Anyone who has lost a child has a heartfelt understanding of the tremendous grief felt by the parents of those children murdered at Sandy Hook Elementary School. Though some may think that time heals all wounds, I know from personal experience that time cannot perform that miracle. Those parents now know that the death of a child robs them of all that they are and all that they might have been.

For the sake of the victims, these murders demand justice. Unfortunately, the Sandy Hook killer took the coward’s way out before justice could be served. Though the killer’s motives are unknown and unjustified, we know that he acted with depraved indifference.

Depravity as a reason for the murders has not been much focused on by the news media in their coverage of Sandy Hook. Rather than talk about the individual responsibility of the killer, the pundits have used all of their bandwidth to focus on their perception of societal ills such as lack of gun control and lack of government funding for the mentally ill. Their simplification of the problem ignores the complexity of the issue and prevents adequate discussion to find a solution.

Many politicians, both liberal and conservative, have fallen into this narrow debate. Judging from their sound bites, it seems that the problem can be solved with either more guns or fewer guns. Many have defined the act as evil but few have focused on why individuals act in a depraved manner.

Also largely absent from the national discussion are any religious leaders of note. Pope Benedict XVI commented that he was “deeply saddened by Friday’s senseless violence” and that we should “dedicate ourselves more fervently to prayer and acts of peace.” Though his platitudes were heartfelt, he would surely agree that the root cause of our societal ills will not be cut out by mere acts of peace.
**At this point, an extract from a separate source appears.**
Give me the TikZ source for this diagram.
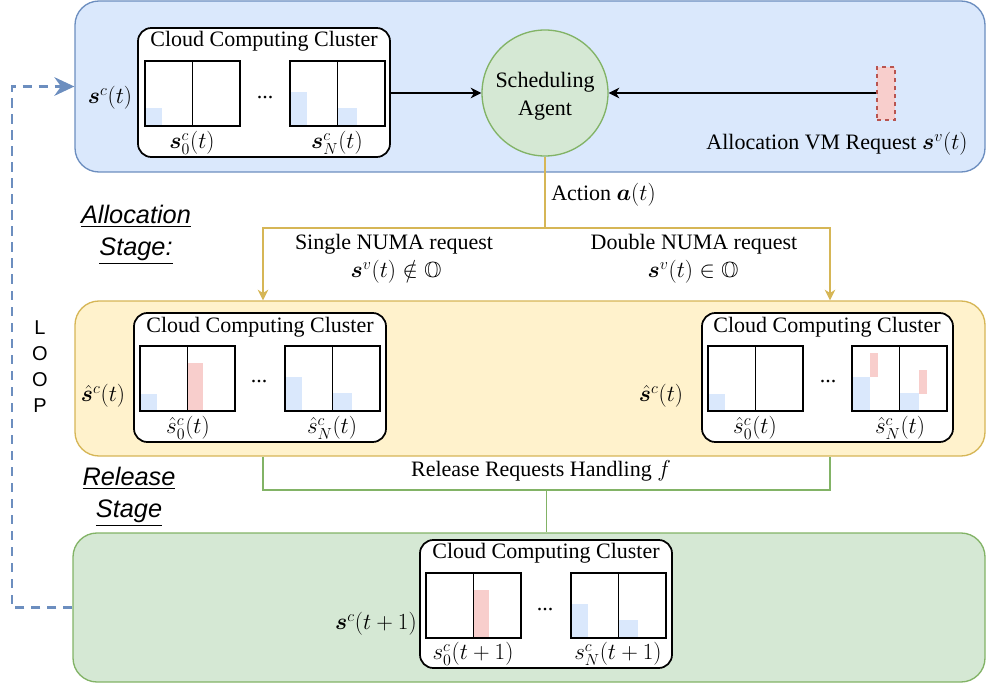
\documentclass[tikz,border=0pt]{standalone}
\usepackage{amsmath,amssymb,bm}
\usepackage{fontspec}
\setmainfont{Liberation Serif}
\newfontfamily\labelsans{Liberation Sans}
\usetikzlibrary{arrows.meta,fit,calc}

\definecolor{blueFill}{HTML}{DAE8FC}
\definecolor{blueLine}{HTML}{6C8EBF}
\definecolor{yellowFill}{HTML}{FFF2CC}
\definecolor{yellowLine}{HTML}{D6B656}
\definecolor{greenFill}{HTML}{D5E8D4}
\definecolor{greenLine}{HTML}{82B366}
\definecolor{redFill}{HTML}{F8CECC}
\definecolor{redLine}{HTML}{B85450}

\tikzset{
  stagebox/.style={rounded corners=18pt, line width=1pt, inner sep=0pt},
  clusterbox/.style={draw=black, fill=white, rounded corners=10pt, line width=1.3pt, inner sep=0pt},
  srv/.style={draw=black, line width=1.3pt},
  txt/.style={font=\fontsize{16.5}{20}\selectfont, inner sep=0pt},
  stagelbl/.style={font=\fontsize{19}{24}\selectfont\labelsans\itshape, align=center, inner sep=0pt},
  blackarr/.style={draw=black, line width=1.1pt, -{Stealth[length=8pt, width=8pt, inset=2.5pt]}},
  yellowarr/.style={draw=yellowLine, line width=1.1pt, -{Stealth[length=8pt, width=8pt, inset=2.5pt]}},
  yellowln/.style={draw=yellowLine, line width=1.1pt},
  greenln/.style={draw=greenLine, line width=1.1pt},
  loopln/.style={draw=blueLine, line width=1.8pt, dash pattern=on 7pt off 5pt,
    -{Stealth[length=15pt, width=14pt, inset=5pt]}},
  bluebar/.style={fill=blueFill},
  redbar/.style={fill=redFill},
  server/.pic={
    \draw[srv] (0,0) rectangle (95,65);
    \draw[srv] (47.5,0) -- (47.5,65);
  }
}

\begin{document}
\begin{tikzpicture}[x=0.75pt, y=-0.75pt]
\useasboundingbox (0,0) rectangle (986,688);

% ---------- stage backgrounds ----------
\node[stagebox, draw=blueLine, fill=blueFill, fit={(75,1)(985,172)}] (bbox) {};
\node[stagebox, draw=yellowLine, fill=yellowFill, fit={(75,301)(985,456)}] (ybox) {};
\node[stagebox, draw=greenLine, fill=greenFill, fit={(73,533)(985,682)}] (gbox) {};

% ---------- allocation stage (top) ----------
\node[clusterbox, fit={(138,28)(390,157)}] (cl1) {};
\node[txt] (cl1t) at (264,41) {Cloud Computing Cluster};
\fill[bluebar] (145,108) rectangle (162,126);
\fill[bluebar] (290,92) rectangle (307,126);
\fill[bluebar] (338,108) rectangle (357,126);
\pic at (145,61) {server};
\pic at (290,61) {server};
\node[txt] (cl1d) at (265,98) {...};
\node[txt] (cl1a) at (192,143) {$\bm{s}^c_0(t)$};
\node[txt] (cl1b) at (337,143) {$\bm{s}^c_N(t)$};
\node[txt] (sct) at (110,98) {$\bm{s}^c(t)$};

\node[circle, draw=greenLine, fill=greenFill, line width=1pt, minimum size=94.5pt,
      inner sep=0pt] (agent) at (545,93) {};
\node[align=center, inner sep=0pt, font=\fontsize{16.5}{21}\selectfont] (agentt) at (545,96)
      {Scheduling\\Agent};

\node[draw=redLine, fill=redFill, dashed, line width=0.9pt, inner sep=0pt,
      fit={(877,67)(895,120)}] (req) {};
\node[txt] (reqt) at (837,144) {Allocation VM Request $\bm{s}^v(t)$};

\draw[blackarr] (cl1.east |- agent.west) -- (agent.west);
\draw[blackarr] (req.west |- agent.east) -- (agent.east);

% ---------- action split ----------
\coordinate (aL) at (263,228);
\coordinate (aR) at (830,228);
\draw[yellowln] (agent.south) -- (agent.south |- aL);
\draw[yellowarr] (aL -| agent.south) -- (aL) -- (aL |- ybox.north);
\draw[yellowarr] (aR -| agent.south) -- (aR) -- (aR |- ybox.north);
\node[txt, anchor=west] (act) at (551,195) {Action $\bm{a}(t)$};
\node[txt] (sgl1) at (394,244) {Single NUMA request};
\node[txt] (sgl2) at (396,272) {$\bm{s}^v(t)\notin\mathbb{O}$};
\node[txt] (dbl1) at (694,244) {Double NUMA request};
\node[txt] (dbl2) at (693,272) {$\bm{s}^v(t)\in\mathbb{O}$};

% ---------- after allocation (middle) ----------
\node[clusterbox, fit={(134,313)(386,442)}] (cl2) {};
\node[txt] (cl2t) at (260,327) {Cloud Computing Cluster};
\fill[bluebar] (140,394) rectangle (157,411);
\fill[redbar] (188,363) rectangle (203,411);
\fill[bluebar] (285,377) rectangle (302,411);
\fill[bluebar] (332,393) rectangle (352,411);
\pic at (140,346) {server};
\pic at (285,346) {server};
\node[txt] (cl2d) at (259,382) {...};
\node[txt] (cl2a) at (188,428) {$\hat{s}^c_0(t)$};
\node[txt] (cl2b) at (332,428) {$\hat{s}^c_N(t)$};
\node[txt] (hsl) at (103,396) {$\hat{\bm{s}}^c(t)$};

\node[clusterbox, fit={(702,313)(953,442)}] (cl3) {};
\node[txt] (cl3t) at (827,327) {Cloud Computing Cluster};
\fill[bluebar] (708,394) rectangle (725,411);
\fill[bluebar] (852,377) rectangle (870,411);
\fill[redbar] (870,353) rectangle (878,377);
\fill[bluebar] (900,393) rectangle (919,411);
\fill[redbar] (919,370) rectangle (927,394);
\pic at (708,346) {server};
\pic at (852,346) {server};
\node[txt] (cl3d) at (828,382) {...};
\node[txt] (cl3a) at (755,428) {$\hat{s}^c_0(t)$};
\node[txt] (cl3b) at (900,428) {$\hat{s}^c_N(t)$};
\node[txt] (hsr) at (661,396) {$\hat{\bm{s}}^c(t)$};

% ---------- release ----------
\coordinate (rL) at (263,490);
\coordinate (rR) at (830,490);
\coordinate (rM) at ($(rL)!0.5!(rR)$);
\draw[greenln] (rL |- ybox.south) -- (rL) -- (rR) -- (rR |- ybox.south);
\draw[greenln] (rM) -- (rM |- gbox.north);
\node[txt] (rel) at (541,471) {Release Requests Handling $f$};

% ---------- next state (bottom) ----------
\node[clusterbox, fit={(420,540)(672,668)}] (cl4) {};
\node[txt] (cl4t) at (546,553) {Cloud Computing Cluster};
\fill[redbar] (473,590) rectangle (489,638);
\fill[bluebar] (571,604) rectangle (588,638);
\fill[bluebar] (618,620) rectangle (638,638);
\pic at (426,573) {server};
\pic at (571,573) {server};
\node[txt] (cl4d) at (545,610) {...};
\node[txt] (cl4a) at (473,654) {$s^c_0(t+1)$};
\node[txt] (cl4b) at (618,654) {$s^c_N(t+1)$};
\node[txt, anchor=east] (snext) at (417,624) {$\bm{s}^c(t+1)$};

% ---------- stage titles and loop ----------
\node[stagelbl] (alloc) at (136,235) {\underline{Allocation}\\\underline{Stage:}};
\node[stagelbl] (relst) at (129,497) {\underline{Release}\\\underline{Stage}};
\node[align=center, inner sep=0pt, font=\fontsize{15}{19.5}\selectfont\labelsans] (loop) at (40,367)
  {L\\O\\O\\P};

\coordinate (lp) at (12,300);
\draw[loopln] (gbox.west) -- (gbox.west -| lp) |- (bbox.west);
\end{tikzpicture}
\end{document}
On the Protestant side, America has had no mainstream Protestant minister to lean upon since the decline of Rev. Billy Graham. The absence of such a person was apparent in the aftermath of the Sandy Hook murders.
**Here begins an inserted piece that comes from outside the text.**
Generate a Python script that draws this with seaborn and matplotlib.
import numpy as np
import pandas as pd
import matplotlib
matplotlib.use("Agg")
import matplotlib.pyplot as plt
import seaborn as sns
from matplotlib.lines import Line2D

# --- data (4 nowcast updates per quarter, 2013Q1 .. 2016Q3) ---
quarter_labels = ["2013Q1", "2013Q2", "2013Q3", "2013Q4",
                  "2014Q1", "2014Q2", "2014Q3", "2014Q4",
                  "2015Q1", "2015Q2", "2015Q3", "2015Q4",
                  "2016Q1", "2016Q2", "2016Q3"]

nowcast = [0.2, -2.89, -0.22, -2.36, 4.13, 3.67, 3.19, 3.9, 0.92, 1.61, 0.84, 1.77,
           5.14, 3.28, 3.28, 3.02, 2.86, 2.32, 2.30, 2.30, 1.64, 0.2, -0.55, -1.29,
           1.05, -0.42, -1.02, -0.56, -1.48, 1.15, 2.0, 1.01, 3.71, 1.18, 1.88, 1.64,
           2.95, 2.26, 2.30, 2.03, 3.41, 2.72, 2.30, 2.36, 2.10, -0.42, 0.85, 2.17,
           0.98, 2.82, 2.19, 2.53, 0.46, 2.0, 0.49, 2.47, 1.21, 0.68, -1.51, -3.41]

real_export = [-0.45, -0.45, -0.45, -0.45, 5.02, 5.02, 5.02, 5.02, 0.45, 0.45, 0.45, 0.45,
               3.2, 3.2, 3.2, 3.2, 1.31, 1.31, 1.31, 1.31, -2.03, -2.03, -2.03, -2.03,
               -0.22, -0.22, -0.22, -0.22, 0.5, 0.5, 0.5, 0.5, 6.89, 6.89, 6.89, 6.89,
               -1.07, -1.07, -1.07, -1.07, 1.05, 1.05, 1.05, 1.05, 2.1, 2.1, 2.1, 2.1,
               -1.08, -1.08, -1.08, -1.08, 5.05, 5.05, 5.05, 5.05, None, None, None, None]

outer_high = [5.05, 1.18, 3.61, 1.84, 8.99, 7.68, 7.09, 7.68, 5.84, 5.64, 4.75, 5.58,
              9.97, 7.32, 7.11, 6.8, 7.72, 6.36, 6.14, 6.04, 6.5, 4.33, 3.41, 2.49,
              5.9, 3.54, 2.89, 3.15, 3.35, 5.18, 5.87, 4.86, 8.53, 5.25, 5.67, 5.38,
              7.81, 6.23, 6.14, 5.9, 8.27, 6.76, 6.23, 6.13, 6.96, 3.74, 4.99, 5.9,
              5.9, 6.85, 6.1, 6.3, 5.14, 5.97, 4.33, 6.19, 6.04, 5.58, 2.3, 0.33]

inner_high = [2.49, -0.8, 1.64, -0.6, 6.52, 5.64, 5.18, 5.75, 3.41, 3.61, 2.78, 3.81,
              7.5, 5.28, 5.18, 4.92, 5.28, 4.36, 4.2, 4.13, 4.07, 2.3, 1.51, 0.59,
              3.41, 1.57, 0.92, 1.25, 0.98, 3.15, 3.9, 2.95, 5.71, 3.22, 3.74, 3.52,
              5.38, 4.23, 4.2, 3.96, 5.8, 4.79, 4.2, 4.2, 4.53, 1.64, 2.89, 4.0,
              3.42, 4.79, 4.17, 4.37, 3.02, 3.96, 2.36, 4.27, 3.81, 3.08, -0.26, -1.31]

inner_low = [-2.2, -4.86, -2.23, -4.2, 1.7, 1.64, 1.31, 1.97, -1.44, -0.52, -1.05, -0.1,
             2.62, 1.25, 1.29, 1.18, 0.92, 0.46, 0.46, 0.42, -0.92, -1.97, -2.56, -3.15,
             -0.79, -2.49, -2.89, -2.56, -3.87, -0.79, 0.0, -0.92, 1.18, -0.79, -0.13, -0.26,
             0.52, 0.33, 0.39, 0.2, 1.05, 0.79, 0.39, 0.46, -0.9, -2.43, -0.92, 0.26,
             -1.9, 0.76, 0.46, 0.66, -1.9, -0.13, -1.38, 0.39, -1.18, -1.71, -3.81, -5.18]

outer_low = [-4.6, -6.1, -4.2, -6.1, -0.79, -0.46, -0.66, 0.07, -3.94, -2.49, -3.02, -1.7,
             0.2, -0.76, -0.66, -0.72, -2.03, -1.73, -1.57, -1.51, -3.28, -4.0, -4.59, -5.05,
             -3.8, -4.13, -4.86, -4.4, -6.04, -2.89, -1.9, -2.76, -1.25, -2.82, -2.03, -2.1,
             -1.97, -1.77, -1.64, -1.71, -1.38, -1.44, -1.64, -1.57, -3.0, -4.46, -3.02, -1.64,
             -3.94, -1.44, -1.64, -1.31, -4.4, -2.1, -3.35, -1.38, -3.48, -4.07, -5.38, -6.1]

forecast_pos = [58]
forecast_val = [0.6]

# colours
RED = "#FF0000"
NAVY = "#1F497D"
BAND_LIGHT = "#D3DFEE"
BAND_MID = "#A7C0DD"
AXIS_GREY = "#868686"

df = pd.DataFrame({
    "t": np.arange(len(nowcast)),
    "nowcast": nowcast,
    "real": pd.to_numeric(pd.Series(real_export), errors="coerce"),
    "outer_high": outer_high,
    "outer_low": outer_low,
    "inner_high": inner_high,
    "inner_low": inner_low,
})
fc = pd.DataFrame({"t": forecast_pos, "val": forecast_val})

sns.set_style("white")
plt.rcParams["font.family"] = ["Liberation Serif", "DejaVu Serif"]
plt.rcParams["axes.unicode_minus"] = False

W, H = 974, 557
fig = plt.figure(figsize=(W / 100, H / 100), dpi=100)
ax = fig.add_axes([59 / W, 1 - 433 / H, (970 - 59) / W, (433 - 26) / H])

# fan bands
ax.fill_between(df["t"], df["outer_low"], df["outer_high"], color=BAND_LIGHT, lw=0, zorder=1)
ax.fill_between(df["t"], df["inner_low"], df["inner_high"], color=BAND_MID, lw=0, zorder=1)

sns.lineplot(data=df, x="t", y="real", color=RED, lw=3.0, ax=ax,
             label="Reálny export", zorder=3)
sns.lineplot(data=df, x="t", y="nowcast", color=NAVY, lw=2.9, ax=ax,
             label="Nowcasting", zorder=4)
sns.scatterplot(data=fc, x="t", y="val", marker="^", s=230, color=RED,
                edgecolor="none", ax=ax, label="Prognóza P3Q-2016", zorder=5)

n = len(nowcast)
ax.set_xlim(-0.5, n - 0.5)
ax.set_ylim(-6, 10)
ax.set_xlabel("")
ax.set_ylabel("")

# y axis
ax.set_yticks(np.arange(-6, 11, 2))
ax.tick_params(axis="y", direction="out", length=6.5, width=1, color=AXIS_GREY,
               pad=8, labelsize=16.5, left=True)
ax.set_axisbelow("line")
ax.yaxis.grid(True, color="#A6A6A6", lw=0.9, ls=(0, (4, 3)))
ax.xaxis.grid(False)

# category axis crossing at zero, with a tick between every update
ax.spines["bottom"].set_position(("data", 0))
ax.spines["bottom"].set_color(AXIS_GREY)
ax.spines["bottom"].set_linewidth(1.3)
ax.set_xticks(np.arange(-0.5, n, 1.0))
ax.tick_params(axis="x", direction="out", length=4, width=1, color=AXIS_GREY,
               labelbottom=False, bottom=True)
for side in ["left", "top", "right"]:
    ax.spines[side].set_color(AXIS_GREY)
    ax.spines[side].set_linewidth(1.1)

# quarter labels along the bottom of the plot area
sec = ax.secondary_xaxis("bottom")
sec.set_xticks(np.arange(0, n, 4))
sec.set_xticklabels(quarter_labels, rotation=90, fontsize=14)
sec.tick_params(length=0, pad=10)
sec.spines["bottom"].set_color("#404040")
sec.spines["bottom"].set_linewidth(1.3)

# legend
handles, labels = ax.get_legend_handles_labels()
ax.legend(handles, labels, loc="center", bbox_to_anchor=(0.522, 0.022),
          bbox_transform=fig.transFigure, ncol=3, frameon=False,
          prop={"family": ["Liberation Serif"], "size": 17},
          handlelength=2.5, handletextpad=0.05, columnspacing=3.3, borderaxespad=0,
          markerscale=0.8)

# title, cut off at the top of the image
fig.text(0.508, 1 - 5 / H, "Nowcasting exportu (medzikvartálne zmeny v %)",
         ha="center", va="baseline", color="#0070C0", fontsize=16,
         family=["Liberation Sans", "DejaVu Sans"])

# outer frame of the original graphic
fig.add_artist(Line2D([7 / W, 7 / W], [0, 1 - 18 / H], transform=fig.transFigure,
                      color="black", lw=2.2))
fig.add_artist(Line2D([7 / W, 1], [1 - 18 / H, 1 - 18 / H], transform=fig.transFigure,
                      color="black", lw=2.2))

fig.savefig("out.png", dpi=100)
Almost one hundred years ago, the poet W.B. Yeats wrote The Second Coming. The poet writes not of Christ’s triumphant return but of evil’s second coming after the decline of Christianity. The oft-quoted lines “Things fall apart; the center cannot hold; mere anarchy is loosed upon the world, the blood-dimmed tide is loosed, and everywhere the ceremony of innocence is drowned” poignantly describe the events at Sandy Hook.

When trying to understand the killer’s drift toward depravity, acknowledging the lack of mainstream religious guidance presents a necessary starting point. Our moral center has softened through years of neglect. It is not holding.
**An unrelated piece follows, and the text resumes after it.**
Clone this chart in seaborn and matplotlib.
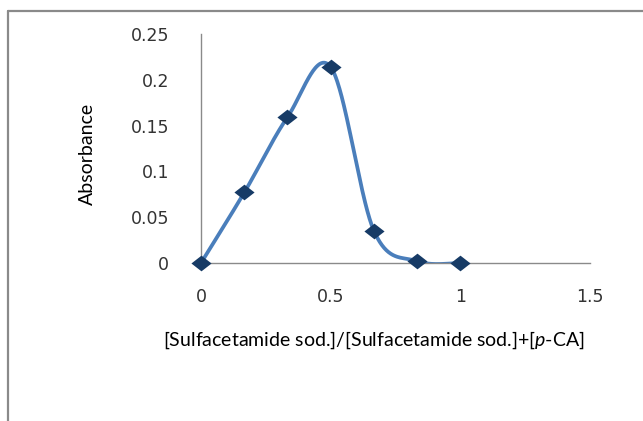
import numpy as np
import pandas as pd
import matplotlib
matplotlib.use("Agg")
import matplotlib.pyplot as plt
import seaborn as sns
from matplotlib.lines import Line2D

# ---- data ----
mole_fraction = [0.0, 0.167, 0.333, 0.5, 0.667, 0.833, 1.0]
absorbance = [0.0, 0.077, 0.159, 0.214, 0.035, 0.002, 0.0]
x_ticks = [0, 0.5, 1, 1.5]
x_tick_labels = ["0", "0.5", "1", "1.5"]
y_ticks = [0, 0.05, 0.1, 0.15, 0.2, 0.25]
y_tick_labels = ["0", "0.05", "0.1", "0.15", "0.2", "0.25"]
x_label = "[Sulfacetamide sod.]/[Sulfacetamide sod.]+[$\\it{p}$-CA]"
y_label = "Absorbance"

sns.set_theme(style="white")
plt.rcParams["font.family"] = ["DejaVu Sans"]
plt.rcParams["mathtext.fontset"] = "custom"
plt.rcParams["mathtext.it"] = "Lato:italic"
plt.rcParams["mathtext.rm"] = "Lato"


def excel_smooth(xs, ys, n=60):
    P = np.column_stack([xs, ys]).astype(float)
    m = len(P)
    ext = np.vstack([P[0], P, P[-1]])
    out = []
    for i in range(m - 1):
        p0, p1 = ext[i + 1], ext[i + 2]
        c1 = p0 + (ext[i + 2] - ext[i]) / 6.0
        c2 = p1 - (ext[i + 3] - ext[i + 1]) / 6.0
        t = np.linspace(0, 1, n)[:, None]
        seg = ((1 - t) ** 3) * p0 + 3 * ((1 - t) ** 2) * t * c1 + 3 * (1 - t) * t ** 2 * c2 + t ** 3 * p1
        out.append(seg if i == 0 else seg[1:])
    return np.vstack(out)


W, H = 643, 421
fig = plt.figure(figsize=(W / 100, H / 100), dpi=100)
fig.patch.set_facecolor("white")
ax = fig.add_axes([201 / W, (H - 263) / H, 389 / W, 229 / H])
ax.set_facecolor("white")

curve = excel_smooth(mole_fraction, absorbance)
df_curve = pd.DataFrame({"x": curve[:, 0], "y": curve[:, 1]})
df_pts = pd.DataFrame({"x": mole_fraction, "y": absorbance})

sns.lineplot(data=df_curve, x="x", y="y", ax=ax, color="#4a7ebb",
             linewidth=2.7, estimator=None, sort=False, zorder=2)
diamond = [(-1, 0), (0, 0.78), (1, 0), (0, -0.78), (-1, 0)]
ax.plot(df_pts["x"], df_pts["y"], linestyle="none", marker=diamond,
        markersize=14.5, color="#173b66", markeredgewidth=0, zorder=3,
        clip_on=False)

ax.set_xlim(0, 1.5)
ax.set_ylim(0, 0.25)
ax.set_xticks(x_ticks)
ax.set_xticklabels(x_tick_labels)
ax.set_yticks(y_ticks)
ax.set_yticklabels(y_tick_labels)
ax.tick_params(axis="both", length=0, labelsize=12.5, colors="#333333")
ax.tick_params(axis="y", pad=23)
ax.tick_params(axis="x", pad=18)
for s in ["top", "right"]:
    ax.spines[s].set_visible(False)
for s in ["left", "bottom"]:
    ax.spines[s].set_color("#8a8a8a")
    ax.spines[s].set_linewidth(1.0)
ax.set_xlabel("")
ax.set_ylabel("")
ax.grid(False)

lab_font = ["Lato", "DejaVu Sans"]
fig.text(374 / W, 1 - 340 / H, x_label, ha="center", va="center",
         fontsize=14.0, family=lab_font, color="black")
fig.text(87 / W, 1 - 154 / H, y_label, ha="center", va="center",
         rotation=90, fontsize=14.0, family=lab_font, color="black")

# outer chart frame
fig.add_artist(Line2D([7.5 / W, 1.0], [1 - 10.5 / H, 1 - 10.5 / H],
                      transform=fig.transFigure, color="#8a8a8a", linewidth=1.6))
fig.add_artist(Line2D([7.5 / W, 7.5 / W], [0, 1 - 10.5 / H],
                      transform=fig.transFigure, color="#8a8a8a", linewidth=1.6))

fig.savefig("out.png", dpi=100, facecolor="white")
In our schools, young people are taught ethics without exposure to any underlying religious moral authority. In our churches, mainstream religious leaders have diluted traditional moral standards for the sake of increased “relevance” to society. In our homes, parents struggle to withstand the glorification of violence and immorality found almost everywhere in our society. Without constant reinforcement of our moral foundation by all parties, a gradual drift toward individual depravity is inevitable.

It has taken generations to create our problems and it will take generations to correct. We need strong leaders, both religious and political, with the wisdom to rebuild a moral center for our society. That should be the discussion taking place now.

Instead, weak-willed pundits and politicians will try to take away our guns or anything else that will grab them a headline, while we watch our children devoured by an increasingly depraved society described by Yeats as that “rough beast that slouches toward Bethlehem to be born.”